[Updated on 7 September 2010 — see last para]
Casinos would be allowed in Singapore only “over my dead body,” Lee Kuan Yew, the country’s founder and a fierce opponent of gambling, once said according to the opening paragraph of this NYT article on the casinos here
Well he allowed them in when still alive but will they be more than the living dead when it comes to attracting high rollers?
Maybe not
While hoping to draw free-spending Chinese, Indonesians and other foreigners to the establishments, the government has imposed strict reporting regulations that make it difficult for the casinos to draw high rollers, who typically make up a disproportionate share of casino revenues.
Casino revenues, experts say, could also be crimped by Singapore’s stringent restrictions.
In Asia, especially in Macao, high rollers are usually shuffled from one casino to another by tour operators who guarantee their privacy. But the government here requires tour operators to disclose gamblers’ names and passport and tax identification numbers. The regulations have effectively forced the casinos to seek high rollers on their own by inviting big-betting guests from their casinos outside Singapore.
And its not even attracting the tourists
So far, the news media here have reported that locals have accounted for a greater share of gamblers than had been expected; Sands, which opened in late April, attracted bad press when participants in the first conference held there complained of power failures and other problems. Whether the resorts eventually attract the sought-after buzz and foreigners, especially when they are fully running later this year, remains to be seen.

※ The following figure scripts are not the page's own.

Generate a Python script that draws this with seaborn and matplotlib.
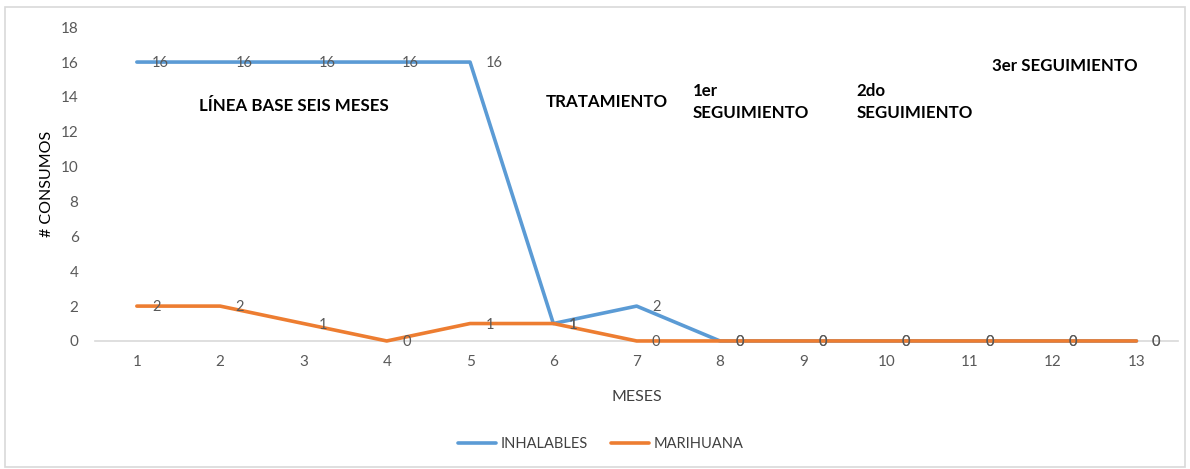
import numpy as np
import pandas as pd
import seaborn as sns
import matplotlib.pyplot as plt
from matplotlib.patches import Rectangle

#----------------------------------------data
meses = [1, 2, 3, 4, 5, 6, 7, 8, 9, 10, 11, 12, 13]
inhalables = [16, 16, 16, 16, 16, 1, 2, 0, 0, 0, 0, 0, 0]
marihuana = [2, 2, 1, 0, 1, 1, 0, 0, 0, 0, 0, 0, 0]
series_names = ["INHALABLES", "MARIHUANA"]
colores = ["#5B9BD5", "#ED7D31"]

fases = ["LÍNEA BASE SEIS MESES", "TRATAMIENTO", "1er\nSEGUIMIENTO", "2do\nSEGUIMIENTO", "3er SEGUIMIENTO"]
fases_x = [1.75, 5.91, 7.67, 9.64, 11.27]
fases_y = [13.5, 13.7, 13.7, 13.7, 15.8]

df = pd.DataFrame({
    "mes": meses * 2,
    "consumos": inhalables + marihuana,
    "sustancia": [series_names[0]] * len(meses) + [series_names[1]] * len(meses),
})

#----------------------------------------plot
sns.set_style("white")
plt.rcParams["font.family"] = ["Lato", "DejaVu Sans"]

fig = plt.figure(figsize=(11.9, 4.69), dpi=100)
ax = fig.add_axes([0.080, 0.273, 0.910, 0.669])

sns.lineplot(data=df, x="mes", y="consumos", hue="sustancia", palette=colores,
             linewidth=2.6, ax=ax, legend=True)

# data labels to the right of each point
for name, vals in zip(series_names, [inhalables, marihuana]):
    for m, v in zip(meses, vals):
        ax.annotate(str(v), (m, v), xytext=(11, -1), textcoords="offset points",
                    ha="left", va="center", fontsize=10.5, color="#595959")

for txt, x, y in zip(fases, fases_x, fases_y):
    ax.text(x, y, txt, fontsize=12.2, fontweight="bold", color="black",
            ha="left", va="center", linespacing=1.45)

ax.set_xlim(0.5, 13.5)
ax.set_ylim(0, 18)
ax.set_xticks(meses)
ax.set_yticks(range(0, 19, 2))
ax.tick_params(axis="both", length=0, labelsize=11, labelcolor="#595959")
ax.tick_params(axis="x", pad=10)
ax.tick_params(axis="y", pad=12)
for s in ["top", "right", "left"]:
    ax.spines[s].set_visible(False)
ax.spines["bottom"].set_color("#D9D9D9")
ax.spines["bottom"].set_linewidth(1.2)
ax.spines["bottom"].set_zorder(1)
for ln in ax.lines:
    ln.set_clip_on(False)
    ln.set_zorder(3)

ax.set_xlabel("MESES", fontsize=11.5, color="#404040", labelpad=15)
ax.set_ylabel("# CONSUMOS", fontsize=11.5, color="black", labelpad=5)

ax.legend(loc="upper center", bbox_to_anchor=(0.467, -0.265), ncol=2, frameon=False,
          fontsize=10.5, handlelength=2.6, columnspacing=1.6, handletextpad=0.3,
          labelcolor="#404040", title=None)

fig.patches.append(Rectangle((0.004, 0.005), 0.992, 0.98, transform=fig.transFigure,
                             fill=False, edgecolor="#D9D9D9", linewidth=1.2))

fig.savefig("out.png", dpi=100)
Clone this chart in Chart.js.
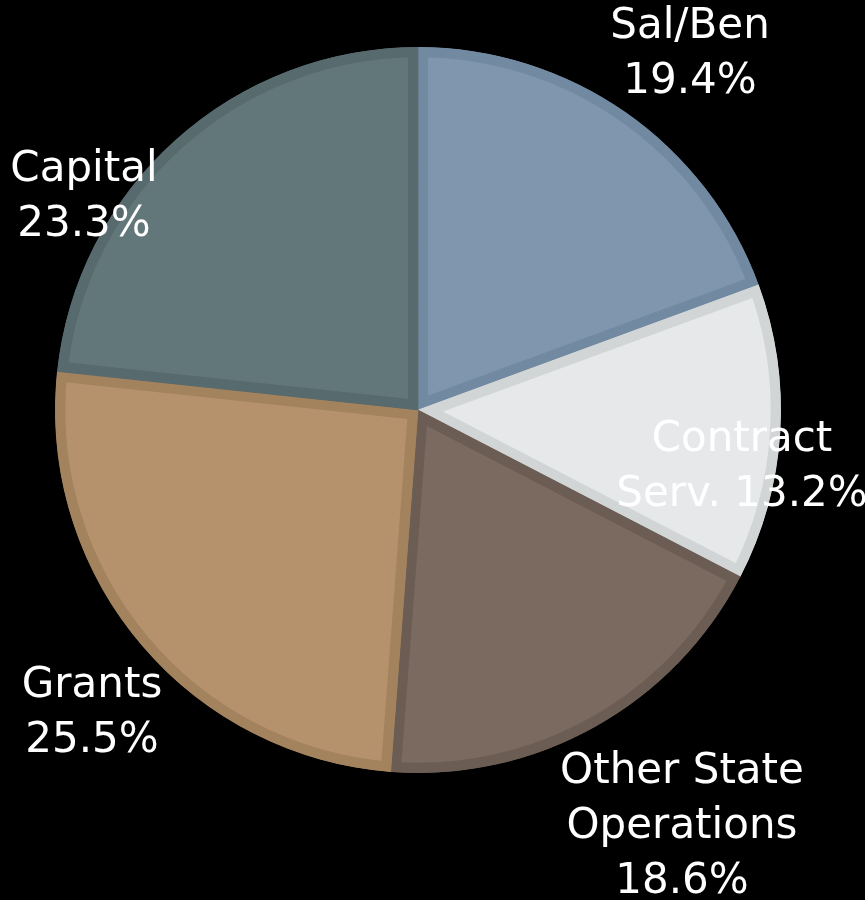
<!DOCTYPE html>
<html>
<head>
<meta charset="utf-8">
<script src="https://cdn.jsdelivr.net/npm/chart.js@4/dist/chart.umd.min.js"></script>
<style>
  html, body { margin: 0; padding: 0; background: #000; }
  #wrap { width: 865px; height: 900px; }
</style>
</head>
<body>
<div id="wrap"><canvas id="pie" width="865" height="900"></canvas></div>
<script>
// data
const categories = ["Sal/Ben", "Contract Serv.", "Other State Operations", "Grants", "Capital"];
const shares = [19.4, 13.2, 18.6, 25.5, 23.3];

// slice colours (fill + darker inner rim)
const fillColors = ["#7f96ae", "#e6e8ea", "#7a6a60", "#b5926c", "#62777a"];
const rimColors = ["#7189a1", "#d2d5d5", "#6b5d54", "#a3825e", "#576a6d"];

// label lines, as shown on the slide
const labelLines = [
  ["Sal/Ben", "19.4%"],
  ["Contract", "Serv. 13.2%"],
  ["Other State", "Operations", "18.6%"],
  ["Grants", "25.5%"],
  ["Capital", "23.3%"]
];
const labelPos = [[690, 27], [742, 440], [682, 772], [92, 686], [84, 170]];

const labelPlugin = {
  id: 'sliceLabels',
  afterDraw(chart) {
    const ctx = chart.ctx;
    ctx.save();
    ctx.fillStyle = '#ffffff';
    ctx.font = '42px "DejaVu Sans"';
    ctx.textAlign = 'center';
    ctx.textBaseline = 'middle';
    labelLines.forEach((lines, i) => {
      lines.forEach((t, j) => {
        ctx.fillText(t, labelPos[i][0], labelPos[i][1] + j * 55);
      });
    });
    ctx.restore();
  }
};

new Chart(document.getElementById('pie'), {
  type: 'pie',
  data: {
    labels: categories,
    datasets: [{
      data: shares,
      backgroundColor: fillColors,
      borderColor: rimColors,
      borderWidth: 10,
      borderAlign: 'inner',
      offset: 0,
      hoverOffset: 0
    }]
  },
  options: {
    responsive: false,
    animation: false,
    layout: { padding: { left: 55, right: 84, top: 47, bottom: 127 } },
    plugins: {
      legend: { display: false },
      tooltip: { enabled: false }
    }
  },
  plugins: [labelPlugin]
});
</script>
</body>
</html>
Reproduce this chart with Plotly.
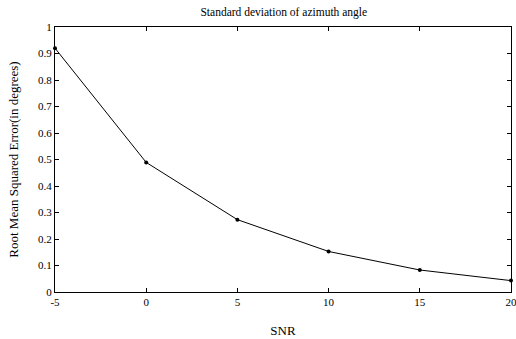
import plotly.graph_objects as go

snr = [-5, 0, 5, 10, 15, 20]
rmse = [0.92, 0.489, 0.273, 0.153, 0.083, 0.043]

x_tickvals = [-5, 0, 5, 10, 15, 20]
x_ticktext = ["-5", "0", "5", "10", "15", "20"]
y_tickvals = [0, 0.1, 0.2, 0.3, 0.4, 0.5, 0.6, 0.7, 0.8, 0.9, 1]
y_ticktext = ["0", "0.1", "0.2", "0.3", "0.4", "0.5", "0.6", "0.7", "0.8", "0.9", "1"]

font = dict(family="Liberation Serif", size=11, color="black")

fig = go.Figure()
fig.add_trace(go.Scatter(
    x=snr, y=rmse, mode="lines+markers",
    line=dict(color="black", width=1),
    marker=dict(color="black", size=4),
    showlegend=False, cliponaxis=False,
))

fig.update_layout(
    width=516, height=339,
    margin=dict(l=55, r=5, t=27, b=47),
    paper_bgcolor="white", plot_bgcolor="white",
    font=font,
    title=dict(text="Standard deviation of azimuth angle", x=0.55, xanchor="center",
               y=0.965, yanchor="middle", font=dict(family="Liberation Serif", size=11.5)),
)
fig.update_xaxes(
    range=[-5, 20], tickvals=x_tickvals, ticktext=x_ticktext,
    showline=True, linecolor="black", linewidth=1, mirror="ticks",
    ticks="inside", ticklen=4, tickcolor="black", showgrid=False, zeroline=False,
    ticklabeloverflow="allow", automargin=False,
    title=dict(text="SNR", standoff=18),
)
fig.update_yaxes(
    range=[0, 1], tickvals=y_tickvals, ticktext=y_ticktext,
    showline=True, linecolor="black", linewidth=1, mirror="ticks",
    ticks="inside", ticklen=4, tickcolor="black", showgrid=False, zeroline=False,
    automargin=False,
    title=dict(text="Root Mean Squared Error(in degrees)", standoff=16),
)

fig.write_html("out.html")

“If I were to hazard a guess, I think that those who were banking on the holistic concept of integrated resorts to bring an increased and diverse number of tourists may be disappointed,” Derek da Cunha, the author of “Singapore Places Its Bets,” a book on the casinos’ impact on Singapore, said in an e-mail message. “Insofar as tourism is concerned, what we largely have now is casino tourism.”
So what hope the casinos would generate the kind of “buzz” found in London, Paris and New York.
“Their development is also part of our bigger plan to reinvent our city-state and turn it into an exciting, livable global city,” the Singapore Tourism Board said in a written reply to a question about the resorts.
The only gd thing
Through their sheer size and proximity to the city center, the casinos have already transformed Singapore’s landscape.
And if you were a friend of Dr Chee or his SDP, or TOC Choo another sign of PAP failure.
The truth is more wishy-washy. It is too early to tell … whether they will succeed, as Singapore hopes, in transforming its image, culture and mind-set.
But the signs don’t look good.
Well based on Gentings performance as reflected in its share price, the casinos are making money. But the fiasco over the “tapping” of locals, shows that the aim to attracting foreigners and remaking S’pore is still “an aspiration” (to quote MM from another context).